** START Dataset excerpt **

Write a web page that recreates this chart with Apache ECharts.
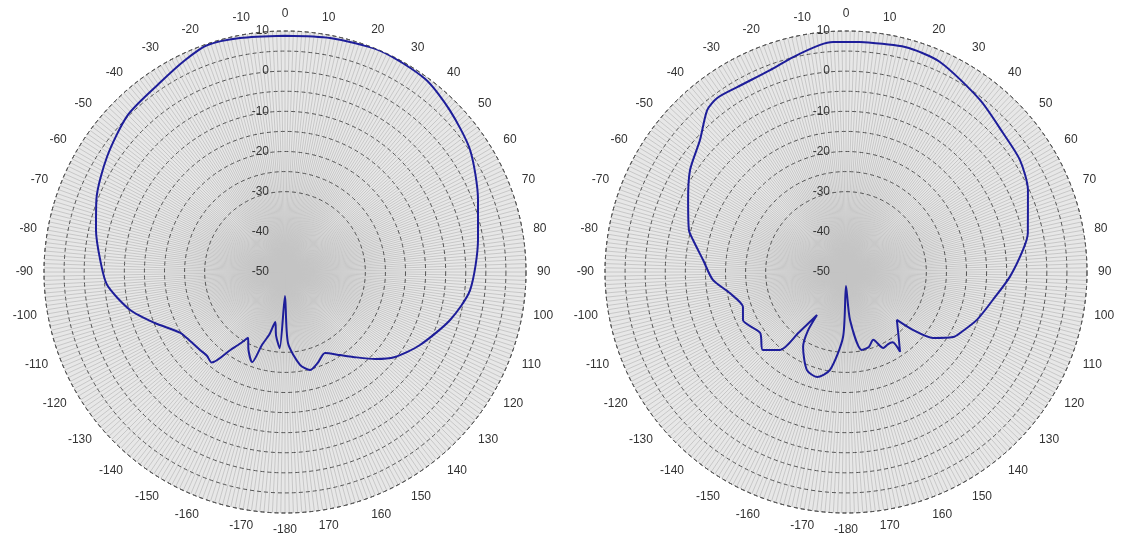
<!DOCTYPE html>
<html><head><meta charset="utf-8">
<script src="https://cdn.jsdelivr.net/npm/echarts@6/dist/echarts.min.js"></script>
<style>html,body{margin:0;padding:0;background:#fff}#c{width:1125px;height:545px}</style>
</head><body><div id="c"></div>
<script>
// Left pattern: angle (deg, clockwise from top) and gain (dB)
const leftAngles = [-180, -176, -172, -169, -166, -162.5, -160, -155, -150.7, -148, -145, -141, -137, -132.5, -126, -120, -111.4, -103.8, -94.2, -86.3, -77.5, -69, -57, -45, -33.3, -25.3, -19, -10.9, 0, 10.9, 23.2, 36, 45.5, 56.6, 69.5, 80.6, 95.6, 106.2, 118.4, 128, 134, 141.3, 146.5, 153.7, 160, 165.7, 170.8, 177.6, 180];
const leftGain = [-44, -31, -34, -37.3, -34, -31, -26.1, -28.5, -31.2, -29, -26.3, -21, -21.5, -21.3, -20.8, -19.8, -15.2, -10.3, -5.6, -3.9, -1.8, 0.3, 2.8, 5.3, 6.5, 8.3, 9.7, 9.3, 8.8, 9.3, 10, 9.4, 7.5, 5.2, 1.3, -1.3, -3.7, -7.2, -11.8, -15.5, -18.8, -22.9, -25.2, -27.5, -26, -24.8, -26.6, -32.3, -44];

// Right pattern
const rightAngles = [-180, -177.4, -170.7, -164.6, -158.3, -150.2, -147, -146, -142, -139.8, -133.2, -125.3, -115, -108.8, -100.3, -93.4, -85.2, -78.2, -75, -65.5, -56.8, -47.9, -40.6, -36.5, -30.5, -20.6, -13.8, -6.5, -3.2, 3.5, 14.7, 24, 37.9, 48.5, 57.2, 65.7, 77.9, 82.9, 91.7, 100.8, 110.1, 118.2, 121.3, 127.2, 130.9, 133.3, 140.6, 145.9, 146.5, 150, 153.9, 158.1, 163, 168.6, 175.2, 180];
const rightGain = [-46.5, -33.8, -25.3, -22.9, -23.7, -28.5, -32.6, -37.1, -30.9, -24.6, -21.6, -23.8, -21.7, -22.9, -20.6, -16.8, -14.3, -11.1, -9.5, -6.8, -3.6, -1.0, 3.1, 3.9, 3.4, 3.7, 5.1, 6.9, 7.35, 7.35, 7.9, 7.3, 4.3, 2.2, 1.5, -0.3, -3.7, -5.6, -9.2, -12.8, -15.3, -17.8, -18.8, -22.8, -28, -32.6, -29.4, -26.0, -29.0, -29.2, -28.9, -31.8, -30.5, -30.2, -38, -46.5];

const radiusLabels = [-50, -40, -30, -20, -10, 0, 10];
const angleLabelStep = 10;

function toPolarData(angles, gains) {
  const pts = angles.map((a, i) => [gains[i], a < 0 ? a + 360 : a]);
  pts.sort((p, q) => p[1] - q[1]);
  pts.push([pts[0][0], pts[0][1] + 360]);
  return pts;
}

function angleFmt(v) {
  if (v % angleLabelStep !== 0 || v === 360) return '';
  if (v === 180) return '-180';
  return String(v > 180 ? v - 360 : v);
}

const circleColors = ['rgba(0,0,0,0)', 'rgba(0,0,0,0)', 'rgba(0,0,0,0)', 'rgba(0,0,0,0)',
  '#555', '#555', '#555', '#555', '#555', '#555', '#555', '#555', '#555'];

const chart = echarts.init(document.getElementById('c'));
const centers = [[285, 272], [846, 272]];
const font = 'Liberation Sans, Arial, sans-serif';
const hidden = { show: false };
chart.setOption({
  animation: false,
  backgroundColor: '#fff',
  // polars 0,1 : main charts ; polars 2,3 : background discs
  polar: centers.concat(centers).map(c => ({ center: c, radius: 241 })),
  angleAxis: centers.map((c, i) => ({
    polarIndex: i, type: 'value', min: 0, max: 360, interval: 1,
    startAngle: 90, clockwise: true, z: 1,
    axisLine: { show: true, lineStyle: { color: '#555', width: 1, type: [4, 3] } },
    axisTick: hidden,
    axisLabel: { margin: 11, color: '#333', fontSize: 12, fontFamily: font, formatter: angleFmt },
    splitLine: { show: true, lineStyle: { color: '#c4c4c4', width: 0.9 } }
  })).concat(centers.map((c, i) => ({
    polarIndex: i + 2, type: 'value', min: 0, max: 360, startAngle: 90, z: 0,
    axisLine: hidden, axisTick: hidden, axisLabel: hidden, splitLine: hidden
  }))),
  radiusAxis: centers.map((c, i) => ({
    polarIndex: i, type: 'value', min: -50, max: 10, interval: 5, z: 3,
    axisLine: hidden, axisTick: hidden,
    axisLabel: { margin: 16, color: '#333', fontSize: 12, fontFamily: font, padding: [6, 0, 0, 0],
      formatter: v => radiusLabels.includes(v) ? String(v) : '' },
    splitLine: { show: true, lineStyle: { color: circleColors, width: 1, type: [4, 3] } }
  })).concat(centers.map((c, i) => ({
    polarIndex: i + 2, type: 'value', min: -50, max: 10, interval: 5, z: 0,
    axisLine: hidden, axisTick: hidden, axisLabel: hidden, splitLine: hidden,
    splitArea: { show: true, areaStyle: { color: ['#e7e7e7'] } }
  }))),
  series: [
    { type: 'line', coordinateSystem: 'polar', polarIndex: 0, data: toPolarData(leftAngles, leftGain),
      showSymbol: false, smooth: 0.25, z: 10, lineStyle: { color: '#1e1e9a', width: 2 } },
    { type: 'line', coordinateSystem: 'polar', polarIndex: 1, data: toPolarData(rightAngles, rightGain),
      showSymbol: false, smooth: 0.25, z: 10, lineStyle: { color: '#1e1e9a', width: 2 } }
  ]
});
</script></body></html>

** END Dataset excerpt **

[Work to complete] Repeat the full listing above exactly, with no pictures in the copy.

[Task output]
Write a web page that recreates this chart with Apache ECharts.
<!DOCTYPE html>
<html><head><meta charset="utf-8">
<script src="https://cdn.jsdelivr.net/npm/echarts@6/dist/echarts.min.js"></script>
<style>html,body{margin:0;padding:0;background:#fff}#c{width:1125px;height:545px}</style>
</head><body><div id="c"></div>
<script>
// Left pattern: angle (deg, clockwise from top) and gain (dB)
const leftAngles = [-180, -176, -172, -169, -166, -162.5, -160, -155, -150.7, -148, -145, -141, -137, -132.5, -126, -120, -111.4, -103.8, -94.2, -86.3, -77.5, -69, -57, -45, -33.3, -25.3, -19, -10.9, 0, 10.9, 23.2, 36, 45.5, 56.6, 69.5, 80.6, 95.6, 106.2, 118.4, 128, 134, 141.3, 146.5, 153.7, 160, 165.7, 170.8, 177.6, 180];
const leftGain = [-44, -31, -34, -37.3, -34, -31, -26.1, -28.5, -31.2, -29, -26.3, -21, -21.5, -21.3, -20.8, -19.8, -15.2, -10.3, -5.6, -3.9, -1.8, 0.3, 2.8, 5.3, 6.5, 8.3, 9.7, 9.3, 8.8, 9.3, 10, 9.4, 7.5, 5.2, 1.3, -1.3, -3.7, -7.2, -11.8, -15.5, -18.8, -22.9, -25.2, -27.5, -26, -24.8, -26.6, -32.3, -44];

// Right pattern
const rightAngles = [-180, -177.4, -170.7, -164.6, -158.3, -150.2, -147, -146, -142, -139.8, -133.2, -125.3, -115, -108.8, -100.3, -93.4, -85.2, -78.2, -75, -65.5, -56.8, -47.9, -40.6, -36.5, -30.5, -20.6, -13.8, -6.5, -3.2, 3.5, 14.7, 24, 37.9, 48.5, 57.2, 65.7, 77.9, 82.9, 91.7, 100.8, 110.1, 118.2, 121.3, 127.2, 130.9, 133.3, 140.6, 145.9, 146.5, 150, 153.9, 158.1, 163, 168.6, 175.2, 180];
const rightGain = [-46.5, -33.8, -25.3, -22.9, -23.7, -28.5, -32.6, -37.1, -30.9, -24.6, -21.6, -23.8, -21.7, -22.9, -20.6, -16.8, -14.3, -11.1, -9.5, -6.8, -3.6, -1.0, 3.1, 3.9, 3.4, 3.7, 5.1, 6.9, 7.35, 7.35, 7.9, 7.3, 4.3, 2.2, 1.5, -0.3, -3.7, -5.6, -9.2, -12.8, -15.3, -17.8, -18.8, -22.8, -28, -32.6, -29.4, -26.0, -29.0, -29.2, -28.9, -31.8, -30.5, -30.2, -38, -46.5];

const radiusLabels = [-50, -40, -30, -20, -10, 0, 10];
const angleLabelStep = 10;

function toPolarData(angles, gains) {
  const pts = angles.map((a, i) => [gains[i], a < 0 ? a + 360 : a]);
  pts.sort((p, q) => p[1] - q[1]);
  pts.push([pts[0][0], pts[0][1] + 360]);
  return pts;
}

function angleFmt(v) {
  if (v % angleLabelStep !== 0 || v === 360) return '';
  if (v === 180) return '-180';
  return String(v > 180 ? v - 360 : v);
}

const circleColors = ['rgba(0,0,0,0)', 'rgba(0,0,0,0)', 'rgba(0,0,0,0)', 'rgba(0,0,0,0)',
  '#555', '#555', '#555', '#555', '#555', '#555', '#555', '#555', '#555'];

const chart = echarts.init(document.getElementById('c'));
const centers = [[285, 272], [846, 272]];
const font = 'Liberation Sans, Arial, sans-serif';
const hidden = { show: false };
chart.setOption({
  animation: false,
  backgroundColor: '#fff',
  // polars 0,1 : main charts ; polars 2,3 : background discs
  polar: centers.concat(centers).map(c => ({ center: c, radius: 241 })),
  angleAxis: centers.map((c, i) => ({
    polarIndex: i, type: 'value', min: 0, max: 360, interval: 1,
    startAngle: 90, clockwise: true, z: 1,
    axisLine: { show: true, lineStyle: { color: '#555', width: 1, type: [4, 3] } },
    axisTick: hidden,
    axisLabel: { margin: 11, color: '#333', fontSize: 12, fontFamily: font, formatter: angleFmt },
    splitLine: { show: true, lineStyle: { color: '#c4c4c4', width: 0.9 } }
  })).concat(centers.map((c, i) => ({
    polarIndex: i + 2, type: 'value', min: 0, max: 360, startAngle: 90, z: 0,
    axisLine: hidden, axisTick: hidden, axisLabel: hidden, splitLine: hidden
  }))),
  radiusAxis: centers.map((c, i) => ({
    polarIndex: i, type: 'value', min: -50, max: 10, interval: 5, z: 3,
    axisLine: hidden, axisTick: hidden,
    axisLabel: { margin: 16, color: '#333', fontSize: 12, fontFamily: font, padding: [6, 0, 0, 0],
      formatter: v => radiusLabels.includes(v) ? String(v) : '' },
    splitLine: { show: true, lineStyle: { color: circleColors, width: 1, type: [4, 3] } }
  })).concat(centers.map((c, i) => ({
    polarIndex: i + 2, type: 'value', min: -50, max: 10, interval: 5, z: 0,
    axisLine: hidden, axisTick: hidden, axisLabel: hidden, splitLine: hidden,
    splitArea: { show: true, areaStyle: { color: ['#e7e7e7'] } }
  }))),
  series: [
    { type: 'line', coordinateSystem: 'polar', polarIndex: 0, data: toPolarData(leftAngles, leftGain),
      showSymbol: false, smooth: 0.25, z: 10, lineStyle: { color: '#1e1e9a', width: 2 } },
    { type: 'line', coordinateSystem: 'polar', polarIndex: 1, data: toPolarData(rightAngles, rightGain),
      showSymbol: false, smooth: 0.25, z: 10, lineStyle: { color: '#1e1e9a', width: 2 } }
  ]
});
</script></body></html>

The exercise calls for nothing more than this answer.